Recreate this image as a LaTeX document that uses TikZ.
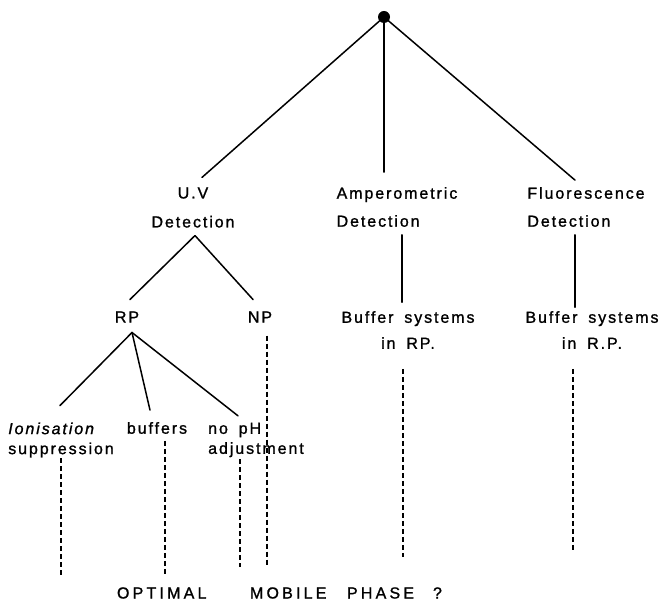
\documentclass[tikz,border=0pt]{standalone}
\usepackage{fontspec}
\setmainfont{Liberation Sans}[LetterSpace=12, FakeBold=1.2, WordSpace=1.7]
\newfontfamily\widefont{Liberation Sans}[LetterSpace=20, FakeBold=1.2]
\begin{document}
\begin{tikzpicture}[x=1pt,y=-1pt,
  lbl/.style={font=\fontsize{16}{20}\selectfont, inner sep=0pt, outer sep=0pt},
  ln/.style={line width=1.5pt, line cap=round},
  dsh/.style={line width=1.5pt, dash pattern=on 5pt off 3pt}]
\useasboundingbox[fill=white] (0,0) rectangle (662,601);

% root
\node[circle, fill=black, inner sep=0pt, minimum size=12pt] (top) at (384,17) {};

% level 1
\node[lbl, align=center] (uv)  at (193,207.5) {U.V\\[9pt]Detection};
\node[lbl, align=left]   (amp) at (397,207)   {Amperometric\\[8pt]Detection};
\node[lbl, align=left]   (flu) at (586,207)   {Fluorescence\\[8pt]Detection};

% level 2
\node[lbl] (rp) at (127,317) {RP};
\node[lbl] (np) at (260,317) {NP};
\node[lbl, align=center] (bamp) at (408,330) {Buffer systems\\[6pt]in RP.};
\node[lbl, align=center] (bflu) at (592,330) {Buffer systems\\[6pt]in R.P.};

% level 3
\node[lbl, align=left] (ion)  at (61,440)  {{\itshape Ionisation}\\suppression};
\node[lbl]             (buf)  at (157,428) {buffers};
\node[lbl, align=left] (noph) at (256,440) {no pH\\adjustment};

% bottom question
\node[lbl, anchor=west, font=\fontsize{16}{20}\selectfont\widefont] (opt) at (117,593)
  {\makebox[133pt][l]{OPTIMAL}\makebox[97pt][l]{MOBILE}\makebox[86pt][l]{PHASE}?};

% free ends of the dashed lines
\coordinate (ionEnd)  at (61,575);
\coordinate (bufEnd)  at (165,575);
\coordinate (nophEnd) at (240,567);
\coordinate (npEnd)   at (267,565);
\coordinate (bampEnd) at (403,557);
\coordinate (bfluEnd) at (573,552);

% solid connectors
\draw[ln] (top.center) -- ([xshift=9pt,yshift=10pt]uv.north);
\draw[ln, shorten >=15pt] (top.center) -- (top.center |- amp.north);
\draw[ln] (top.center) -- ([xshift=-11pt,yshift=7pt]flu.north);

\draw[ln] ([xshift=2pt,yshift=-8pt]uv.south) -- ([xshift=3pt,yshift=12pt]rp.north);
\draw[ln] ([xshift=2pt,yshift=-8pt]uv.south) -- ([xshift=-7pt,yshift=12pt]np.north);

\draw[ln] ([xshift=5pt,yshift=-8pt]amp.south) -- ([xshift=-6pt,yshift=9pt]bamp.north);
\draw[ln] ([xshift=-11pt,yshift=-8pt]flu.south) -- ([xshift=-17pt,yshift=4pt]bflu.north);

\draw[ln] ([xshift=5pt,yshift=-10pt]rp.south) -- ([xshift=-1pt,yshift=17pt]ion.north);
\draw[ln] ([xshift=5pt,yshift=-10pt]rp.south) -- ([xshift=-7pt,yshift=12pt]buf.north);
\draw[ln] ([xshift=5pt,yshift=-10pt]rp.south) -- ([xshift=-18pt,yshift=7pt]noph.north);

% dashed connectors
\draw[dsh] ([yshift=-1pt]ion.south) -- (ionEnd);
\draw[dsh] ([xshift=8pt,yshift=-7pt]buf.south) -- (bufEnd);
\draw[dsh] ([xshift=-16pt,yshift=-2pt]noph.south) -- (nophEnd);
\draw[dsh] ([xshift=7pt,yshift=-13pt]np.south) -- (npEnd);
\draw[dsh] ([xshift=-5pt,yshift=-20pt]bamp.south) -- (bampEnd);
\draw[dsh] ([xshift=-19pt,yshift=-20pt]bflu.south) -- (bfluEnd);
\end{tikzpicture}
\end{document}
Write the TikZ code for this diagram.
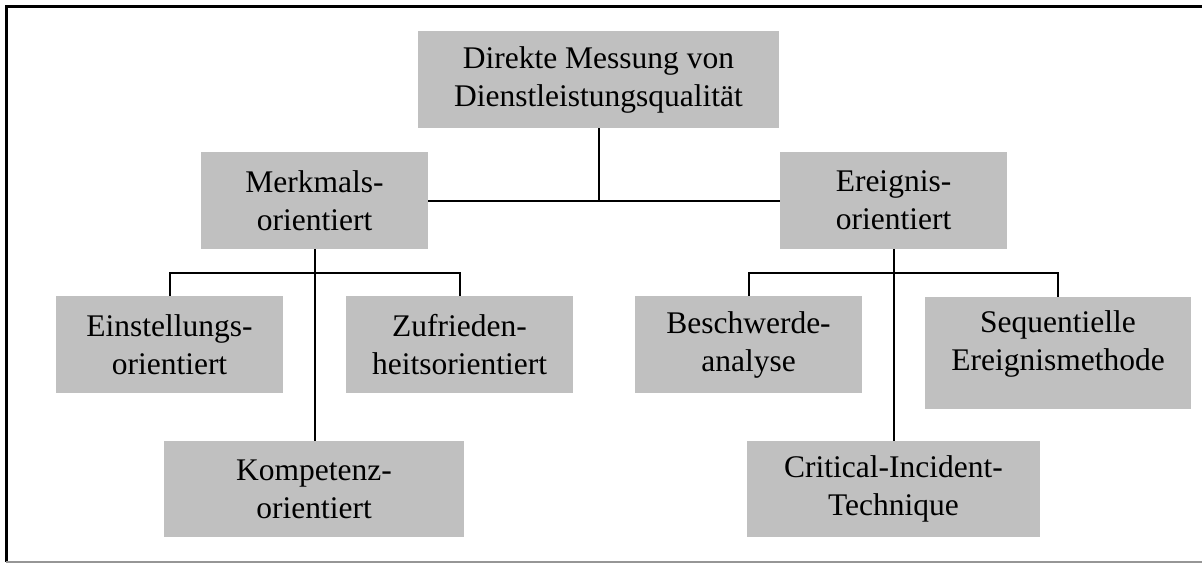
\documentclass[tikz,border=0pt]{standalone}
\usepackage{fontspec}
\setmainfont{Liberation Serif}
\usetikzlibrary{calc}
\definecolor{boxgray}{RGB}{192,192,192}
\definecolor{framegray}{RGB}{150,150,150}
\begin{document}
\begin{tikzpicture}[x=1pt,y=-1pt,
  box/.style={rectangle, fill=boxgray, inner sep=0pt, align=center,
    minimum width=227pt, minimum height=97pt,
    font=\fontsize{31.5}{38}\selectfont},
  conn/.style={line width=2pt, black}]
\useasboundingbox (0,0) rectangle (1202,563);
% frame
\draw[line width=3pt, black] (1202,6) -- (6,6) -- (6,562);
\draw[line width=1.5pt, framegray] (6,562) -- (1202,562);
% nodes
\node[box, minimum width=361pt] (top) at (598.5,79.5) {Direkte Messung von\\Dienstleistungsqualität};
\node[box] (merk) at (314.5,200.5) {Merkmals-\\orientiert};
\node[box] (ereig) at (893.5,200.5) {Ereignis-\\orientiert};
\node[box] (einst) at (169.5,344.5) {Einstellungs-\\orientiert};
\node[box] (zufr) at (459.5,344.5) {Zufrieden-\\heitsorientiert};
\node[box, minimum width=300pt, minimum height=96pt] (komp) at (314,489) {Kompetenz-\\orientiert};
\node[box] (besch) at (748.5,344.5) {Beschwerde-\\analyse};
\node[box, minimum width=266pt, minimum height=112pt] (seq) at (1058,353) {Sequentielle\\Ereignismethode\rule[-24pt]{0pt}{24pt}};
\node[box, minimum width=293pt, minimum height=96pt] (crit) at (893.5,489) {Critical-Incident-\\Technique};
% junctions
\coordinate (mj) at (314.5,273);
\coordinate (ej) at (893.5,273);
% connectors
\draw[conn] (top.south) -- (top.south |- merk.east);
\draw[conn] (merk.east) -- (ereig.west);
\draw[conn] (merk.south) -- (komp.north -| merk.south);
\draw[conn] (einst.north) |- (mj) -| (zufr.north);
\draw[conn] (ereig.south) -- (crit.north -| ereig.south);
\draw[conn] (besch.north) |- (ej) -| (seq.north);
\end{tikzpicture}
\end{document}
========================================
Determine the number of lines in these entries that contain the word "this", and write only that number.

2